* BEGIN GIVEN MATERIAL *

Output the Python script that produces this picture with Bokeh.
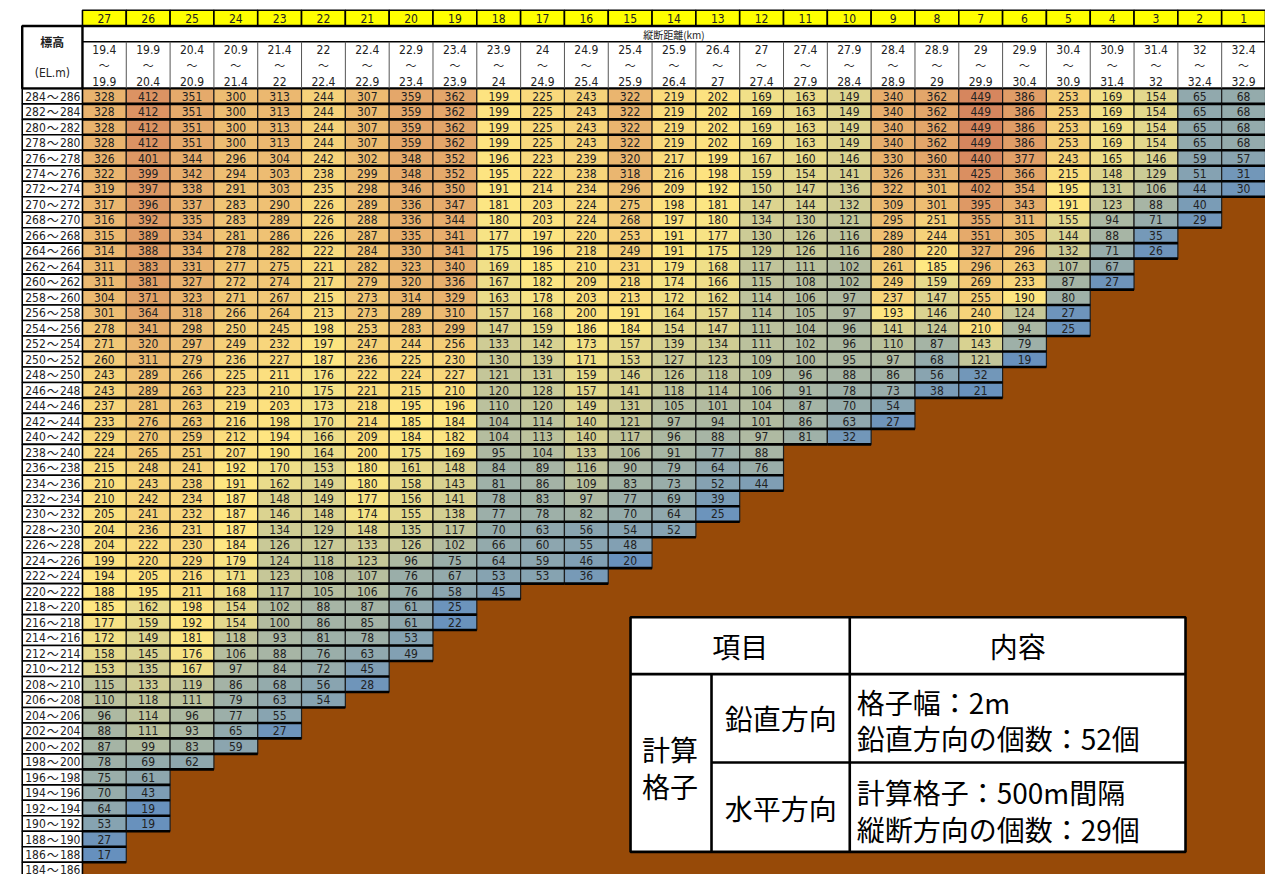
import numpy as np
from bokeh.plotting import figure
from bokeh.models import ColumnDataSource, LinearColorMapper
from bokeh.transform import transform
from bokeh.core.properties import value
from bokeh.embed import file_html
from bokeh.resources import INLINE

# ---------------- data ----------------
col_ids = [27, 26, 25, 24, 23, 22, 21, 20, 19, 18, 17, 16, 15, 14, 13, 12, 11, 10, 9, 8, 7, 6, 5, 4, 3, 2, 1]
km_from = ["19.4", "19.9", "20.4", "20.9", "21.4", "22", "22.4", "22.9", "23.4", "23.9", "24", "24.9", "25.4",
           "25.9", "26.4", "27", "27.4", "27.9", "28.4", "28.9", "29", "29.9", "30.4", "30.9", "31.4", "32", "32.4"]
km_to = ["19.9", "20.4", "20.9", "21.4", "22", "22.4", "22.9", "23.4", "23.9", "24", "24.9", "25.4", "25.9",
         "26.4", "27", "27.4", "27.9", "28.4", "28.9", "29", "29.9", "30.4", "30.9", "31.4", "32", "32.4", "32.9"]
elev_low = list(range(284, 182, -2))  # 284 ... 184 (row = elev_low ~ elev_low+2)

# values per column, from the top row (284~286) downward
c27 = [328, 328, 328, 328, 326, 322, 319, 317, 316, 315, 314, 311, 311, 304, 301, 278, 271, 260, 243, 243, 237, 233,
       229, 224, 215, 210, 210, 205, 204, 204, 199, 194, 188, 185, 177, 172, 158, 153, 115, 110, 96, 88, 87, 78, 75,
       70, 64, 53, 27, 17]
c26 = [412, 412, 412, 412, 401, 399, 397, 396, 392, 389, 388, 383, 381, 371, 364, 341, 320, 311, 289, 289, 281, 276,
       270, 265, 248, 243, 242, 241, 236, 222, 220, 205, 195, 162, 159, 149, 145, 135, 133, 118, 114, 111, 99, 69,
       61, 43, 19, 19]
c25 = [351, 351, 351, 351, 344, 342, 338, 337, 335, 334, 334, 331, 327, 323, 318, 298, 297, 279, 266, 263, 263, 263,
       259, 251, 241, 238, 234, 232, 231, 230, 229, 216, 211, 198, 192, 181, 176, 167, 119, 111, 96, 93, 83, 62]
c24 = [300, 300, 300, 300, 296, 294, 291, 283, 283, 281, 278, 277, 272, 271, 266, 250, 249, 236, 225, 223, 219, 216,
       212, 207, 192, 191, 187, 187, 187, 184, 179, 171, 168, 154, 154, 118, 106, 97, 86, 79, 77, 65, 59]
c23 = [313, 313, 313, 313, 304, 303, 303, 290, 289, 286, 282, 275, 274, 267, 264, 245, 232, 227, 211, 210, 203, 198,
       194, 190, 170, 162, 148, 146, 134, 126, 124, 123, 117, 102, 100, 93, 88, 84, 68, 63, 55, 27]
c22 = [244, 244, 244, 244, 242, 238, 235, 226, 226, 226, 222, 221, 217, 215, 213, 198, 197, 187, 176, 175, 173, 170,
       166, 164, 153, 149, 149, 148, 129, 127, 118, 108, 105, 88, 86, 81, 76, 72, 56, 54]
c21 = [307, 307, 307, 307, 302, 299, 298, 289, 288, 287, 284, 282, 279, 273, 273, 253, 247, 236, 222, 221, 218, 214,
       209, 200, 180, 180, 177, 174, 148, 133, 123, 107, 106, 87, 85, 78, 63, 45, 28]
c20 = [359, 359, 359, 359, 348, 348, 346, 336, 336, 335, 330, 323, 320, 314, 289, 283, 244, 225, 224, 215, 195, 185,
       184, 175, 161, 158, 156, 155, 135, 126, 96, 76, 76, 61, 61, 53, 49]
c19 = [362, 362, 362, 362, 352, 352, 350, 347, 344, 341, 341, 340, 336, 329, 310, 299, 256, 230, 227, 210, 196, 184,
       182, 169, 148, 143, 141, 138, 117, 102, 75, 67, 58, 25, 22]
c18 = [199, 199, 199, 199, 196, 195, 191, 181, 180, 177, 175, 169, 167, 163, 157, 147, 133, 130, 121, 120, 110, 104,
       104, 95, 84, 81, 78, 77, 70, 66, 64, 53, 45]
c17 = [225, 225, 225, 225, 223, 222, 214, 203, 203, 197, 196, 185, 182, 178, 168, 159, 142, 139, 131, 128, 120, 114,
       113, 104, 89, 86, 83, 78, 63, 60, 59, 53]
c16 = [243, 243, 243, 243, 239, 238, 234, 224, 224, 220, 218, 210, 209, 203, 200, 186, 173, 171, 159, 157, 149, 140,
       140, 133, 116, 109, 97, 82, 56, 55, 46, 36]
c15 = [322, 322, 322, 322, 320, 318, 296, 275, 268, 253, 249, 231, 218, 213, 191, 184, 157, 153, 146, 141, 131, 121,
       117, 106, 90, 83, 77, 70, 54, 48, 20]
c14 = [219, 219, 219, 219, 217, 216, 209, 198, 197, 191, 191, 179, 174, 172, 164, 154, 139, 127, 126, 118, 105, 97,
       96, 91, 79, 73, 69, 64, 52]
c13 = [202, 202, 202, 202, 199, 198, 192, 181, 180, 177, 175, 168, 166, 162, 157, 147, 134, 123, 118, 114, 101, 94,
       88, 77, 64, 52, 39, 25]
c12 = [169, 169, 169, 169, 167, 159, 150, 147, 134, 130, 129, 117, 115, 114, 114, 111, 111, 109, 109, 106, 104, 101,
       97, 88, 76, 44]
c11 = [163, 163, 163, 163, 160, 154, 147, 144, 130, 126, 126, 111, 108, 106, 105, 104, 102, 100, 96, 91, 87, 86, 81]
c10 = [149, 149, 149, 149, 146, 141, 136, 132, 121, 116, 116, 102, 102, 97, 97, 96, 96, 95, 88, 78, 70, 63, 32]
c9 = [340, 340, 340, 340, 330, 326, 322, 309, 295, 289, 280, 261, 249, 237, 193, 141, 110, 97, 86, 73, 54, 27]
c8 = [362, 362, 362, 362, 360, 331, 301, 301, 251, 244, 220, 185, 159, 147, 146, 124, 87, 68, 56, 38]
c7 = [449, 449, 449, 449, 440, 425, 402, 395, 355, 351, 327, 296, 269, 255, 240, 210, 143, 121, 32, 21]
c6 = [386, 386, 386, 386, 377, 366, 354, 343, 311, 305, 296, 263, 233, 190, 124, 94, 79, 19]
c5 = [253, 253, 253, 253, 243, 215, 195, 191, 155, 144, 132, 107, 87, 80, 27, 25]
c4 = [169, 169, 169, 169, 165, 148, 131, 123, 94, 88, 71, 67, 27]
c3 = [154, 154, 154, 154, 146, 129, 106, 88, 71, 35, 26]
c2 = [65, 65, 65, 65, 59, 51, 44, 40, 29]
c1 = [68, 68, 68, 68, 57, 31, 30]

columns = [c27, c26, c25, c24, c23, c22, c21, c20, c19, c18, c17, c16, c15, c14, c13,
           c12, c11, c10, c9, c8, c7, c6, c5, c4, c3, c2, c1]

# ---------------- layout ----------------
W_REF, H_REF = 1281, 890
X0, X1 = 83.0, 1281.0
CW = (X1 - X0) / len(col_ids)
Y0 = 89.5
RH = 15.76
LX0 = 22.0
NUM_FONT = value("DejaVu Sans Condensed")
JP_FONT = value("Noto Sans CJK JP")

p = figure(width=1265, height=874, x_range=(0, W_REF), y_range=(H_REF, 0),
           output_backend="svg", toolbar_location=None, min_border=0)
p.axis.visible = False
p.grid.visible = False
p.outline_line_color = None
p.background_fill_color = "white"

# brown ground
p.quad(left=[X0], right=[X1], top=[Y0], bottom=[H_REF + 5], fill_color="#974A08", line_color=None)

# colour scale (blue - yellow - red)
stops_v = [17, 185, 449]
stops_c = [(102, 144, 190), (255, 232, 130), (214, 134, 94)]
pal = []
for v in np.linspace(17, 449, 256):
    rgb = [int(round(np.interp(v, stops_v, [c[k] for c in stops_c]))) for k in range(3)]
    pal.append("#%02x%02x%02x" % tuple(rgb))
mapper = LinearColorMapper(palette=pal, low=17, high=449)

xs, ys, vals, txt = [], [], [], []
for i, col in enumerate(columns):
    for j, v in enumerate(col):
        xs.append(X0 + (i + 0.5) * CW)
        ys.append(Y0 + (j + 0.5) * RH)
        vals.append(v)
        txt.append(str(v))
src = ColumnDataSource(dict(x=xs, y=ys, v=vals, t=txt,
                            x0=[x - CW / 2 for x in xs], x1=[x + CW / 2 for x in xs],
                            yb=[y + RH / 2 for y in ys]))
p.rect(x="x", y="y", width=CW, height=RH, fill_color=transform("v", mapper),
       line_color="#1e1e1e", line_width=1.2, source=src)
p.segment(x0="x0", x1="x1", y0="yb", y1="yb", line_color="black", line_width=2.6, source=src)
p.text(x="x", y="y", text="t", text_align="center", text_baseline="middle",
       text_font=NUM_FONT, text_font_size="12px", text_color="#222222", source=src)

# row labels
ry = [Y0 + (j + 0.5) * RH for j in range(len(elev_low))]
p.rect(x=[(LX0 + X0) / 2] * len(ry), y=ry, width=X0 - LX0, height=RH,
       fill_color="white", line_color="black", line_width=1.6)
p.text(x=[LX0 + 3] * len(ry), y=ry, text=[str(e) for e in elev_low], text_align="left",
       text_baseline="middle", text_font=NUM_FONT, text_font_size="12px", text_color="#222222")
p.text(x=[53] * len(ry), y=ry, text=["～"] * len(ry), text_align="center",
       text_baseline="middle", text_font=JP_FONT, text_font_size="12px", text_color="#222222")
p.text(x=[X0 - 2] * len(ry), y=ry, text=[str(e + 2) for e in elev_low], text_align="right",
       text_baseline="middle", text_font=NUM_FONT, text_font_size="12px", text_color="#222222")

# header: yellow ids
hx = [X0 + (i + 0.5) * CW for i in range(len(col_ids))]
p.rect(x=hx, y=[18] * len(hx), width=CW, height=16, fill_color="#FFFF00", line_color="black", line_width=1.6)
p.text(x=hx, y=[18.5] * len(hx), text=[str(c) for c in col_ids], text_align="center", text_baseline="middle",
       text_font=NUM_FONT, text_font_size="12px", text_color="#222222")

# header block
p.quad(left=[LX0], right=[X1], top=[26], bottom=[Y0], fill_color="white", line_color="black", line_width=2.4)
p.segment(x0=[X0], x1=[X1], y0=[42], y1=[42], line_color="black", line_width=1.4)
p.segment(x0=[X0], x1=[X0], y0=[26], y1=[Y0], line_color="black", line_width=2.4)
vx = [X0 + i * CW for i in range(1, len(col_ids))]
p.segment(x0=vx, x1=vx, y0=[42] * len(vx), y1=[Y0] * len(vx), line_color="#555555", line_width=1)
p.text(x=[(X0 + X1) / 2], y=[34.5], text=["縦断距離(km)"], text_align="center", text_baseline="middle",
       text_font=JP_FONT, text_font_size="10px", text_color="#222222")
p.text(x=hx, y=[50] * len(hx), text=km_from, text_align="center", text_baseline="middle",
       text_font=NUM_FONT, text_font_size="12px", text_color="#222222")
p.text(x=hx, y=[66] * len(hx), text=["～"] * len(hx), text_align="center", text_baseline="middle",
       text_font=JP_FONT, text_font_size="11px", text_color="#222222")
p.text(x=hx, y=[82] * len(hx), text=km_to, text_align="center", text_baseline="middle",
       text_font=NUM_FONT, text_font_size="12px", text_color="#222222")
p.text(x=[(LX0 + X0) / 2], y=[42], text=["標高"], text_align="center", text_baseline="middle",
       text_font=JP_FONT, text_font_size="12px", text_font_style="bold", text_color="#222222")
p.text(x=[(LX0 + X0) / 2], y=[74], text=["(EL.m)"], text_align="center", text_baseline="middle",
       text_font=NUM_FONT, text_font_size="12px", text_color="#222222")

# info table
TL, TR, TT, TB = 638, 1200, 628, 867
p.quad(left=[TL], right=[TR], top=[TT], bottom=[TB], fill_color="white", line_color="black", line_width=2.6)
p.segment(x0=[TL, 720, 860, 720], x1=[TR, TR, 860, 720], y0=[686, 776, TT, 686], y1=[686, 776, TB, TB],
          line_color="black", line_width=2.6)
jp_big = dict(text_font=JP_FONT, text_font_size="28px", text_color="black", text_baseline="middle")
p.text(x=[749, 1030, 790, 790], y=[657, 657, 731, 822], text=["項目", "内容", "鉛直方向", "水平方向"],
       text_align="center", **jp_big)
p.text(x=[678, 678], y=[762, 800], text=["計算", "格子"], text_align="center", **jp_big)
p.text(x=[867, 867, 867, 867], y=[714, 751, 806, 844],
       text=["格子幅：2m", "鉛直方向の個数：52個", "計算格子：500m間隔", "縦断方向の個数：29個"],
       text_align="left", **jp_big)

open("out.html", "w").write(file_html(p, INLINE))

* END GIVEN MATERIAL *

WHAT IS BEING ASKED: The lines from the top of the data above through the one holding "from bokeh.resources import INLINE" are to be repeated exactly, and only those, with no pictures.

FINAL ANSWER:
Output the Python script that produces this picture with Bokeh.
import numpy as np
from bokeh.plotting import figure
from bokeh.models import ColumnDataSource, LinearColorMapper
from bokeh.transform import transform
from bokeh.core.properties import value
from bokeh.embed import file_html
from bokeh.resources import INLINE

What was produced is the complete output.